L’alimento malsano del populismo

Da Maurizio Lorenzi

Oggi proponiamo la lettura di questo raffinato editoriale di Beppe Severgnini.

L’ALIMENTO MALSANO DEL POPULISMO

 Oltre il limite della decenza

«Quando vedo il ministro Kyenge non posso non pensare a un orango». È incoraggiante sapere che il senatore Roberto Calderoli pensa, ogni tanto. Non abbastanza, però. Se riflettesse, l’inventore del Porcellum , nefasta legge elettorale, capirebbe che zoologia e politica non vanno d’accordo. Se s’informasse, e sapesse cosa dicono di lui e di noi nel mondo, il vicepresidente del Senato lascerebbe l’incarico e chiederebbe scusa. Non solo a Cécile Kyenge, ma agli italiani che rappresenta.

L’intervista al Corriere , ieri, ci presenta invece un uomo inconsapevole, che con ogni affermazione aggrava la propria posizione: «Amo gli animali. E poi il mio era un giudizio estetico, non politico». Non faccia l’ingenuo, il senatore Calderoli: non può non sapere che certi accostamenti fanno parte dell’arsenale dei razzisti. L’impressione è un’altra. Superato lo stupore per la reazione pubblica, il leader leghista ha capito che quell’uscita offensiva gli serve a riconquistare il centro della scena, dove la Lega ultimamente è transitata solo per litigi grotteschi, appropriazioni indebite e scandali in famiglia.

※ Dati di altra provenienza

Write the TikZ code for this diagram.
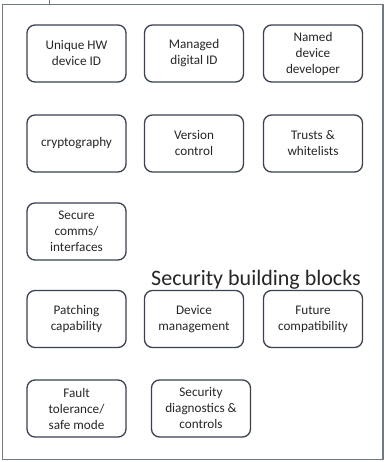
\documentclass[tikz,border=0pt]{standalone}
\usepackage{fontspec}
\setmainfont{Carlito}
\begin{document}
\begin{tikzpicture}[x=1pt,y=-1pt,
  block/.style={draw=blockline, line width=1.3pt, rounded corners=8pt,
    minimum width=99pt, minimum height=57pt, align=center,
    text=textgray, font=\fontsize{13.2}{16}\selectfont, inner sep=2pt},
  frame/.style={draw=framegray, line width=1.2pt}]
\definecolor{blockline}{HTML}{3A4150}
\definecolor{framegray}{HTML}{707884}
\definecolor{textgray}{HTML}{262626}
\useasboundingbox (0,0) rectangle (385,462);
% outer frame
\draw[frame] (2.5,4.5) rectangle (383,459.5);
\coordinate (tickTop) at (49,0);
\coordinate (tickBot) at (49,4.5);
\draw[framegray, line width=0.8pt] (tickTop) -- (tickBot);
% building blocks
\node[block] (hwid)  at (76.5,53.5)  {Unique HW\\device ID};
\node[block] (digid) at (194,53.5)   {Managed\\digital ID};
\node[block] (dev)   at (313,53.5)   {Named\\device\\developer};
\node[block] (crypt) at (76.5,143.5) {cryptography};
\node[block] (ver)   at (194,143.5)  {Version\\control};
\node[block] (trust) at (313,143.5)  {Trusts \&\\whitelists};
\node[block] (comms) at (76.5,231.5) {Secure\\comms/\\interfaces};
\node[text=textgray, font=\fontsize{22}{26}\selectfont, anchor=base] (title) at (256,285) {Security building blocks};
\node[block] (patch) at (76.5,319)   {Patching\\capability};
\node[block] (mgmt)  at (194,319)    {Device\\management};
\node[block] (fut)   at (313,319)    {Future\\compatibility};
\node[block] (fault) at (76.5,408.5) {Fault\\tolerance/\\safe mode};
\node[block] (diag)  at (201,408.5)  {Security\\diagnostics \&\\controls};
\end{tikzpicture}
\end{document}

Se questo sospetto fosse fondato, sarebbe grave. Significa che tutto vale, per alcuni personaggi e per certi movimenti, quando serve a raccattare qualche applauso e un po’ di consenso. La Lega non è sola, infatti, a scegliere questa strategia: altri, in questi mesi e anni, l’hanno utilizzata con cinismo. Il disagio della maggioranza degli italiani non conta; l’imbarazzo internazionale nemmeno. L’importante è eccitare le proprie truppe.

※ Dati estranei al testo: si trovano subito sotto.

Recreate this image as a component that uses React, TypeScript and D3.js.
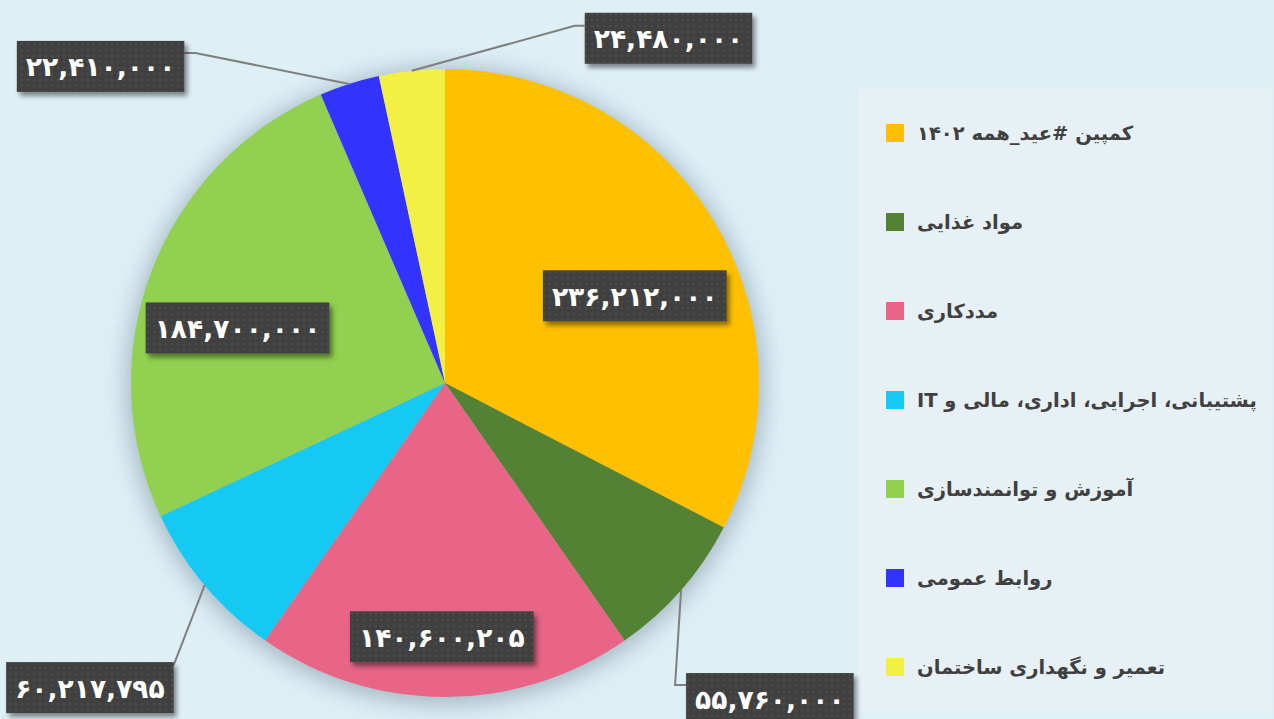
import * as d3 from 'd3'
import { useLayoutEffect, useRef, useState } from 'react'

const width = 1274
const height = 719

// slices, clockwise from 12 o'clock
const categories = [
  'کمپین #عید_همه ۱۴۰۲',
  'مواد غذایی',
  'مددکاری',
  'پشتیبانی، اجرایی، اداری، مالی و IT',
  'آموزش و توانمندسازی',
  'روابط عمومی',
  'تعمیر و نگهداری ساختمان'
]
const amounts = [236212000, 55760000, 140600205, 60217795, 184700000, 22410000, 24480000]
const colors = ['#FFC000', '#548235', '#E86588', '#16C9F2', '#92D050', '#3333FF', '#F2F044']

const persian = d3.formatLocale({
  decimal: '.',
  thousands: ',',
  grouping: [3],
  currency: ['', ''],
  numerals: ['۰', '۱', '۲', '۳', '۴', '۵', '۶', '۷', '۸', '۹']
})
const fmt = persian.format(',')

const cx = 445
const cy = 383
const radius = 314

// where each value label goes: inside labels shift from the 0.7r centroid,
// outside labels hang off the rim with a leader line
const labelPlacement = [
  { inside: true, shift: [2, 27] },
  { inside: false, elbow: [-6, 95], end: [5, 95], side: 'left', top: 83 },
  { inside: true, shift: [-3, 34] },
  { inside: false, end: [-31, 80], side: 'right', top: 77 },
  { inside: true, shift: [-2, 23] },
  { inside: false, elbow: [-154, -31], end: [-165, -31], side: 'right', top: -43 },
  { inside: false, elbow: [163, -45], end: [173, -45], side: 'left', top: -58 }
]

const boxH = 51
const labelFont = 'DejaVu Sans, sans-serif'

function App() {
  const textRefs = useRef<(SVGTextElement | null)[]>([])
  const [widths, setWidths] = useState<number[]>(amounts.map(() => 150))

  useLayoutEffect(() => {
    setWidths(textRefs.current.map(t => (t ? t.getComputedTextLength() : 150)))
  }, [])

  const pie = d3.pie<number>().sort(null).value(d => d)
  const arcs = pie(amounts)
  const arcGen = d3.arc<d3.PieArcDatum<number>>().innerRadius(0).outerRadius(radius)
  const labelArc = d3.arc<d3.PieArcDatum<number>>().innerRadius(radius * 0.7).outerRadius(radius * 0.7)
  const rimArc = d3.arc<d3.PieArcDatum<number>>().innerRadius(radius).outerRadius(radius)

  const legendY = d3.scalePoint<number>()
    .domain(d3.range(categories.length))
    .range([133, 667])

  return (
    <svg width={width} height={height} style={{ position: 'fixed', left: 0, top: 0, display: 'block' }}>
      <defs>
        <pattern id="dots" width={6} height={6} patternUnits="userSpaceOnUse">
          <rect width={6} height={6} fill="#404040" />
          <rect x={2} y={2} width={2} height={2} fill="#4e4e4e" />
        </pattern>
        <filter id="boxShadow" x="-20%" y="-30%" width="150%" height="180%">
          <feDropShadow dx={3} dy={4} stdDeviation={2.5} floodColor="#000" floodOpacity={0.45} />
        </filter>
        <filter id="pieGlow" x="-20%" y="-20%" width="140%" height="140%">
          <feGaussianBlur stdDeviation={12} />
        </filter>
      </defs>

      <rect width={width} height={height} fill="#DEEFF6" />

      {/* legend panel */}
      <rect x={858} y={89} width={413} height={624} fill="#E7F0F5" />
      {categories.map((c, i) => (
        <g key={c} transform={`translate(0, ${legendY(i)})`}>
          <rect x={886} y={-9} width={18} height={18} fill={colors[i]} />
          <text
            x={917}
            y={7}
            direction="rtl"
            textAnchor="end"
            fontFamily={labelFont}
            fontWeight="bold"
            fontSize={19.5}
            fill="#404040"
          >{c}</text>
        </g>
      ))}

      <g transform={`translate(${cx}, ${cy})`}>
        <circle r={radius + 4} cy={3} fill="#6f8794" opacity={0.55} filter="url(#pieGlow)" />
        {arcs.map((a, i) => (
          <path key={i} d={arcGen(a) || ''} fill={colors[i]} />
        ))}

        {arcs.map((a, i) => {
          const p = labelPlacement[i]
          const w = widths[i] + 18
          let bx = 0
          let by = 0
          let line = null
          if (p.inside) {
            const [lx, ly] = labelArc.centroid(a)
            bx = lx + p.shift![0] - w / 2
            by = ly + p.shift![1] - boxH / 2
          } else {
            const [ax, ay] = rimArc.centroid(a)
            const pts: [number, number][] = [[ax, ay]]
            if (p.elbow) pts.push([ax + p.elbow[0], ay + p.elbow[1]])
            pts.push([ax + p.end![0], ay + p.end![1]])
            line = <path d={d3.line()(pts) || ''} fill="none" stroke="#7f7f7f" strokeWidth={2} />
            const edge = ax + p.end![0]
            bx = p.side === 'left' ? edge : edge - w
            by = ay + p.top!
          }
          return (
            <g key={`label-${i}`}>
              {line}
              <rect x={bx} y={by} width={w} height={boxH} fill="url(#dots)" filter="url(#boxShadow)" />
              <text
                ref={el => { textRefs.current[i] = el }}
                x={bx + w / 2}
                y={by + boxH / 2 + 10}
                textAnchor="middle"
                fontFamily={labelFont}
                fontWeight="bold"
                fontSize={26.5}
                fill="#fff"
              >{fmt(amounts[i])}</text>
            </g>
          )
        })}
      </g>
    </svg>
  )
}

export default App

Chi lo conosce lo sa: Roberto Calderoli è tutt’altro che uno sprovveduto. Quella frase – come altre simili che l’hanno preceduta – rappresenta una sorta di istinto calcolato, comune ai populisti di tutto il mondo. Non importa se un’affermazione è volgare, aggressiva, imbarazzante. Basta che piaccia ai potenziali elettori.

È un calcolo pericoloso. Perché le parole sono semi: chi li sparge non può disinteressarsi di cosa crescerà. Se i capi si permettono di paragonare una donna di colore a un orango, i seguaci si riterranno autorizzati a giudicare una persona per il colore della sua pelle. Si sentiranno giustificati quando la liquideranno con una battuta, la offenderanno con un paragone, la umilieranno con uno sguardo o un «tu» ingiustificato.

Leader viene da to lead, condurre. Chi comanda deve guidare, non seguire; consigliare, non assecondare; ispirare, non istigare. Non è fastidiosa «correttezza politica» quella che spinge i media di tutto il mondo, in queste ore, a riportare e deprecare la vicenda Calderoli. È la consapevolezza che tutti i faticosi passi avanti contro il razzismo rischiano di diventare inutili. L’Italia è un grande, generoso Paese europeo; non può ragionare come un piccolo, astioso retrobottega.

Ho ascoltato l’audio del comizio di Roberto Calderoli a Treviglio, pubblicato da Corriere.it: la frase non gli è sfuggita, era il terminale di un ragionamento. È grave che gli uomini politici – non solo leghisti – considerino i comizi una zona franca, dove l’eccesso e l’offesa servono per conquistarsi l’applauso. È un errore di giudizio pari a quello di chi considera Internet un posto senza regole. Comizi, piazze, blog e social network sono luoghi pubblici, dove occorre tenere comportamenti decenti. Perché il contrario di decenza è indecenza. Ne circola abbastanza, di questi tempi, per aggiungerne altra.